Friday, July 12, 2013

Wounded Healers

I recently read God Loves Broken People by Sheila Walsh. She quotes from Thornton Wilder’s play The Angel That Troubled the Waters, “They very angels themselves cannot persuade the wretched and blundering children on earth as can one human being broken on the wheels of living. In love’s service only the wounded soldiers can serve.” Walsh goes on to ask, “What if the brokenness we ask God to fix is in fact a gift? What if the wounds we beg God to heal, the burdens we plead with Him to remove, are the very things that make us fit for His service?”

Henri Nouwen wrote in Bread for the Journey, “Nobody escapes being wounded. We are all wounded people, whether physically, emotionally, mentally, or spiritually. The main question is not ‘How can we hide our wounds?’ so we don’t have to be embarrassed, but ‘How can we put our woundedness in the service of others?’ When our wounds cease to be a source of shame, and become a source of healing, we have become wounded healers… When we experience the healing presence of another person, we can discover our own gifts of healing. Then our wounds allow us to enter into a deep solidarity with our wounded brothers and sisters.”

I wonder if that has been your experience in the church? How many of us can really be honest in our relationships within our local church? No, we don’t have to bare it all before the whole body, but are there a few people or a small group with whom we don’t have to remain hidden? I suspect that for a vast number of church-goers the answer is no. It may be that we’ve been hurt by gossip, or we’ve seen someone else knocked down for daring to be open. We naturally fear the judgmental attitudes we’ve seen displayed in the past.
How can we move forward in intimacy and unity within the Body of Christ? The quote from Nouwen suggests a couple things to do: 1) seek healing in relationship with another person, and 2) become an instrument of healing for someone else. Both require some discernment in knowing who can be trusted. Perhaps a good place to start would be with someone who is in leadership within the local body. In most churches the pastor, deacons, and elders are people of spiritual maturity who should be trustworthy with difficult matters. It doesn’t necessarily have to start with someone in the local body. Trained counselors are an excellent resource for beginning the healing process, but it can’t end there. Binding up the wounds is only part of the process. True healing requires developing healthy relationships that promote continuing growth in grace and truth.

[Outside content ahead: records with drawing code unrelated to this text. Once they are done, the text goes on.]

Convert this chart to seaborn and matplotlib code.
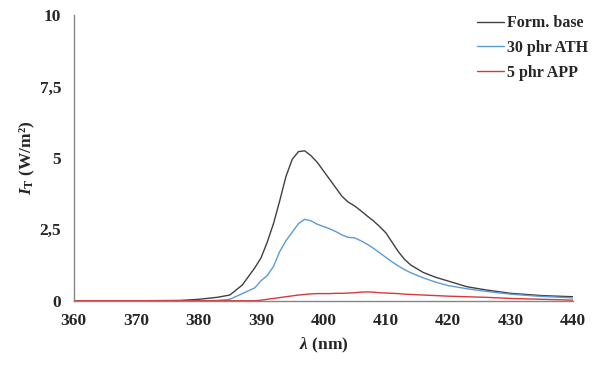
import matplotlib
matplotlib.use('Agg')
import matplotlib.pyplot as plt
import seaborn as sns
import pandas as pd

# Wavelength samples (nm) and transmitted irradiance (W/m2)
wavelength = [360, 370, 377, 380, 383, 385, 387, 389, 390, 391, 392, 393, 394,
              395, 396, 397, 398, 399, 400, 401, 402, 403, 404, 405, 406, 407,
              408, 409, 410, 411, 412, 413, 414, 416, 418, 420, 423, 426, 430, 435, 440]

form_base = [0, 0, 0.01, 0.05, 0.12, 0.2, 0.55, 1.15, 1.5, 2.05, 2.7, 3.5, 4.35,
             4.95, 5.22, 5.25, 5.08, 4.85, 4.55, 4.25, 3.95, 3.65, 3.45, 3.32, 3.15, 2.97,
             2.8, 2.6, 2.38, 2.05, 1.72, 1.45, 1.25, 0.99, 0.82, 0.69, 0.49, 0.38, 0.26, 0.18, 0.14]

ath_30 = [0, 0, 0, 0, 0.01, 0.05, 0.25, 0.45, 0.7, 0.88, 1.2, 1.72, 2.1,
          2.4, 2.7, 2.85, 2.8, 2.68, 2.6, 2.52, 2.42, 2.3, 2.22, 2.2, 2.1, 1.98,
          1.84, 1.68, 1.52, 1.36, 1.22, 1.09, 0.98, 0.8, 0.65, 0.53, 0.42, 0.33, 0.23, 0.15, 0.1]

app_5 = [0, 0, 0, 0, 0, 0, 0, 0, 0.02, 0.05, 0.08, 0.11, 0.14,
         0.17, 0.2, 0.22, 0.24, 0.25, 0.25, 0.25, 0.26, 0.26, 0.27, 0.28, 0.3, 0.31,
         0.3, 0.28, 0.27, 0.26, 0.25, 0.23, 0.22, 0.2, 0.18, 0.16, 0.14, 0.12, 0.08, 0.05, 0.02]

labels = ['Form. base', '30 phr ATH', '5 phr APP']
colors = ['#404040', '#5b9bd5', '#d9383a']

df = pd.concat([
    pd.DataFrame({'lambda': wavelength, 'I': vals, 'serie': lab})
    for vals, lab in zip([form_base, ath_30, app_5], labels)
])

sns.set_style('white')
plt.rcParams['font.family'] = ['Liberation Serif', 'DejaVu Serif']
plt.rcParams['font.weight'] = 'bold'
plt.rcParams['mathtext.fontset'] = 'custom'
plt.rcParams['mathtext.rm'] = 'Liberation Serif:bold'
plt.rcParams['mathtext.bf'] = 'Liberation Serif:bold'
plt.rcParams['mathtext.it'] = 'Liberation Serif:italic:bold'
plt.rcParams['mathtext.bfit'] = 'Liberation Serif:italic:bold'

fig = plt.figure(figsize=(6, 3.69), dpi=100)
ax = fig.add_axes([0.123, 0.185, 0.832, 0.774])

sns.lineplot(data=df, x='lambda', y='I', hue='serie', palette=colors,
             hue_order=labels, linewidth=1.0, ax=ax, legend=False)

ax.set_xlim(360, 440)
ax.set_ylim(0, 10)
ax.set_xticks(range(360, 441, 10))
ax.set_yticks([0, 2.5, 5, 7.5, 10])
ax.set_yticklabels(['0', '2,5', '5', '7,5', '10'])

for s in ['top', 'right']:
    ax.spines[s].set_visible(False)
for s in ['left', 'bottom']:
    ax.spines[s].set_color('#868686')
    ax.spines[s].set_linewidth(1.0)
ax.tick_params(axis='both', direction='out', length=4, width=1, color='#868686',
               labelsize=12.5, pad=5)
for t in ax.get_xticklabels() + ax.get_yticklabels():
    t.set_fontweight('bold')

ax.set_xlabel(r'$\mathit{λ}$ (nm)', fontsize=12.5, fontweight='bold', labelpad=5)
ax.set_ylabel(r'$\mathit{I}_{\mathrm{T}}$ (W/m²)', fontsize=12.5, fontweight='bold', labelpad=2)

handles = [plt.Line2D([], [], color=c, lw=1.0) for c in colors]
ax.legend(handles, labels, loc='upper right', bbox_to_anchor=(1.06, 1.05),
          frameon=False, handlelength=1.7, handletextpad=0.2, labelspacing=0.55,
          prop={'family': 'Liberation Serif', 'weight': 'bold', 'size': 11.5})

fig.savefig('out.png', dpi=100)
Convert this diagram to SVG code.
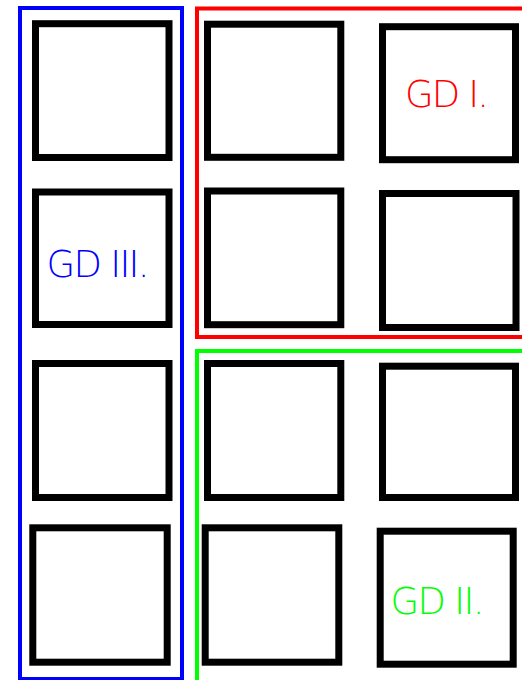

Imagine a cardiologist who says, “OK, I’ve completed your transplant surgery, now you’re on your own. Good luck!” You’d quickly be seeking another doctor for the necessary follow-up care. It’s not really any different with our emotional and spiritual wounds. One doctor may help us become functional again, but full, vibrant health involves other people to exhort, encourage, and teach us day after day and year after year.

Beginning the process of healing puts us in a unique position to help others who have not yet gotten that far. Someone who has wrestled with depression and anxiety can speak to those wounds far better than someone who has only read about the issues. I would bet that the vast majority of people who become professional counselors have dealt with significant issues in their own lives. As Sheila Walsh suggests, maybe the fact that we have been wounded is just what God wants to use to help someone else. When the risen Jesus met Peter on the seashore, He didn’t just ask “Do you love Me?” He also gave him a job to do, “Tend my sheep” (John 21:15-17). Restoration of the relationship wasn’t enough. Peter needed to move forward in loving others by sharing God’s truth and grace with them. The same was true of others that Jesus healed. The man freed from the demons was commissioned to tell his community about what Jesus had done for him (Mark 5:19). A couple times Jesus instructed someone “Tell no one,” and yet the word got out (Luke 5:14-15).

Perhaps if we are willing to be honest with a small group, that will be the spark that initiates transformation within our church. Wounded people becoming wounded healers can make God’s love tangible to a lot of scared, hurt, and lonely people. May God use our wounds for His glory!

“If we are afflicted, it is for your comfort and salvation; and if we are comforted, it is for your comfort, which you experience when you patiently endure the same sufferings that we suffer” (2 Cor. 1:6 ESV).